▶ [EXERCISE INSTRUCTIONS] Copy out every record below with complete accuracy.

▶ [GIVEN ENTRIES]
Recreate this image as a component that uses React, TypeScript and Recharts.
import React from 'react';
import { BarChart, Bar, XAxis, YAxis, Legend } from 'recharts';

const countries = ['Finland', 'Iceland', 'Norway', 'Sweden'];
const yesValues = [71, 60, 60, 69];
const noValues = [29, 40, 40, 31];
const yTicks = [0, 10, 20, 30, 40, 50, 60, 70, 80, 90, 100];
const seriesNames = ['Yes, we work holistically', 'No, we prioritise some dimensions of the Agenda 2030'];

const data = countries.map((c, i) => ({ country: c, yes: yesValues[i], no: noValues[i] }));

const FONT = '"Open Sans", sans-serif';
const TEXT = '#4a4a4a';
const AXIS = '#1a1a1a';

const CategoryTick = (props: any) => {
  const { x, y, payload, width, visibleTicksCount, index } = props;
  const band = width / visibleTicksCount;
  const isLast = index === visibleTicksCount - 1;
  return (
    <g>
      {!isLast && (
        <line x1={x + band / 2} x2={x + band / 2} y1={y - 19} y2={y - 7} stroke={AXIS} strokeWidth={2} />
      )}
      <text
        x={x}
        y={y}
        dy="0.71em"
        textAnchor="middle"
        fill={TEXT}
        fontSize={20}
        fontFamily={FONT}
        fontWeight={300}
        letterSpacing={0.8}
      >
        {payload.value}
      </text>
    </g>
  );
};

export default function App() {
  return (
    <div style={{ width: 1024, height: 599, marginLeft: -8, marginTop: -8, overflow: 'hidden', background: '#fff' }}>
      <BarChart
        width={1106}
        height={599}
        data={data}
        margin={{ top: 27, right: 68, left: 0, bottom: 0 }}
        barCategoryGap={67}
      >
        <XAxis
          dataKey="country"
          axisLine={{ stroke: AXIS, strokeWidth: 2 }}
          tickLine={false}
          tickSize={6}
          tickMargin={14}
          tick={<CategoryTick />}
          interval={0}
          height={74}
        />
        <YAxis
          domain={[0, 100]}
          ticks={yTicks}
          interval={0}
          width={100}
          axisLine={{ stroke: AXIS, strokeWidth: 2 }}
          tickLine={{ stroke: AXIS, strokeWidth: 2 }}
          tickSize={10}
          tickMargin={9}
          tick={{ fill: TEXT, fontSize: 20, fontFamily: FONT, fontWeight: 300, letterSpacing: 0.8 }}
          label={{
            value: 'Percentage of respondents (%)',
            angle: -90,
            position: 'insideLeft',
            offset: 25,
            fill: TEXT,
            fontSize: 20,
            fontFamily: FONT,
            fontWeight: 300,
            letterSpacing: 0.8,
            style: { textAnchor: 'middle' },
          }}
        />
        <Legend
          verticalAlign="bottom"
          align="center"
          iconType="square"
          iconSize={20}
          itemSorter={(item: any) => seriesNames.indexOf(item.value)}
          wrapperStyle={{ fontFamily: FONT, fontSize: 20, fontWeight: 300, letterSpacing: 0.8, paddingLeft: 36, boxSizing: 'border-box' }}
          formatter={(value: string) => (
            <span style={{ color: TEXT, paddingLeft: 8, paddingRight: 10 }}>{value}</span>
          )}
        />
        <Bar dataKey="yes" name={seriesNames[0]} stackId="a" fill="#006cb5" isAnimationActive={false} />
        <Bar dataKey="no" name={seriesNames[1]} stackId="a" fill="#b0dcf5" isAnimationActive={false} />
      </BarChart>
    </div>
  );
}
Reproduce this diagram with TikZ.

▶ [SOLUTION TO THIS TASK]
Recreate this image as a component that uses React, TypeScript and Recharts.
import React from 'react';
import { BarChart, Bar, XAxis, YAxis, Legend } from 'recharts';

const countries = ['Finland', 'Iceland', 'Norway', 'Sweden'];
const yesValues = [71, 60, 60, 69];
const noValues = [29, 40, 40, 31];
const yTicks = [0, 10, 20, 30, 40, 50, 60, 70, 80, 90, 100];
const seriesNames = ['Yes, we work holistically', 'No, we prioritise some dimensions of the Agenda 2030'];

const data = countries.map((c, i) => ({ country: c, yes: yesValues[i], no: noValues[i] }));

const FONT = '"Open Sans", sans-serif';
const TEXT = '#4a4a4a';
const AXIS = '#1a1a1a';

const CategoryTick = (props: any) => {
  const { x, y, payload, width, visibleTicksCount, index } = props;
  const band = width / visibleTicksCount;
  const isLast = index === visibleTicksCount - 1;
  return (
    <g>
      {!isLast && (
        <line x1={x + band / 2} x2={x + band / 2} y1={y - 19} y2={y - 7} stroke={AXIS} strokeWidth={2} />
      )}
      <text
        x={x}
        y={y}
        dy="0.71em"
        textAnchor="middle"
        fill={TEXT}
        fontSize={20}
        fontFamily={FONT}
        fontWeight={300}
        letterSpacing={0.8}
      >
        {payload.value}
      </text>
    </g>
  );
};

export default function App() {
  return (
    <div style={{ width: 1024, height: 599, marginLeft: -8, marginTop: -8, overflow: 'hidden', background: '#fff' }}>
      <BarChart
        width={1106}
        height={599}
        data={data}
        margin={{ top: 27, right: 68, left: 0, bottom: 0 }}
        barCategoryGap={67}
      >
        <XAxis
          dataKey="country"
          axisLine={{ stroke: AXIS, strokeWidth: 2 }}
          tickLine={false}
          tickSize={6}
          tickMargin={14}
          tick={<CategoryTick />}
          interval={0}
          height={74}
        />
        <YAxis
          domain={[0, 100]}
          ticks={yTicks}
          interval={0}
          width={100}
          axisLine={{ stroke: AXIS, strokeWidth: 2 }}
          tickLine={{ stroke: AXIS, strokeWidth: 2 }}
          tickSize={10}
          tickMargin={9}
          tick={{ fill: TEXT, fontSize: 20, fontFamily: FONT, fontWeight: 300, letterSpacing: 0.8 }}
          label={{
            value: 'Percentage of respondents (%)',
            angle: -90,
            position: 'insideLeft',
            offset: 25,
            fill: TEXT,
            fontSize: 20,
            fontFamily: FONT,
            fontWeight: 300,
            letterSpacing: 0.8,
            style: { textAnchor: 'middle' },
          }}
        />
        <Legend
          verticalAlign="bottom"
          align="center"
          iconType="square"
          iconSize={20}
          itemSorter={(item: any) => seriesNames.indexOf(item.value)}
          wrapperStyle={{ fontFamily: FONT, fontSize: 20, fontWeight: 300, letterSpacing: 0.8, paddingLeft: 36, boxSizing: 'border-box' }}
          formatter={(value: string) => (
            <span style={{ color: TEXT, paddingLeft: 8, paddingRight: 10 }}>{value}</span>
          )}
        />
        <Bar dataKey="yes" name={seriesNames[0]} stackId="a" fill="#006cb5" isAnimationActive={false} />
        <Bar dataKey="no" name={seriesNames[1]} stackId="a" fill="#b0dcf5" isAnimationActive={false} />
      </BarChart>
    </div>
  );
}
Reproduce this diagram with TikZ.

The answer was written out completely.